Create more opportunities to use national language

My friends and I visited the National Gallery Singapore recently. There was a skit going on that visitors could participate in about learning the national language, Malay.

My friends and I picked up a handful of useful conversational Malay phrases.

Learning Malay is fun and relatively easy, compared with other languages. It is one of the most user-friendly languages in the world today.

Malay was the lingua franca in Singapore during the colonial era and was subsequently declared the national language in 1959.

Considering the historical importance and significance of the Malay language, it should be made a compulsory teaching subject in all local primary schools. It should be the third language of all non-Malay Singaporean children.

For a start, the Education Ministry could consider introducing this as a non-examination subject. This proposed policy would not place undue stress on schoolchildren.
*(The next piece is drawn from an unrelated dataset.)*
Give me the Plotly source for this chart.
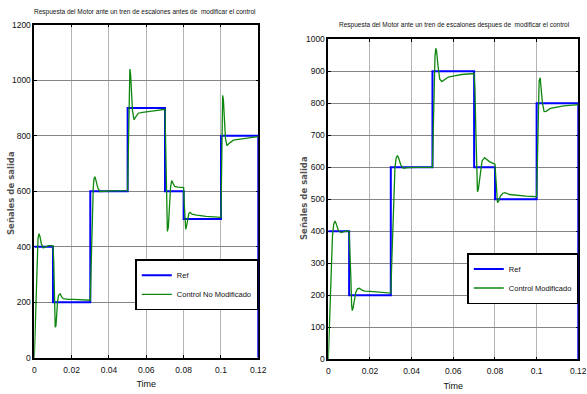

The learning of languages is always best carried out during childhood, when the mind is most receptive. Children should, however, be at liberty to cease learning Malay once they reach secondary school.

Since Malay is our national language, all Singaporeans, regardless of race and creed, must at least acquire a fundamental knowledge of this language.

Sadly, the only opportunities available for non-Malay Singaporeans to use Malay are during the singing of the National Anthem and in military commands during national service.

This needs to be corrected and we should have more opportunities to use our national language.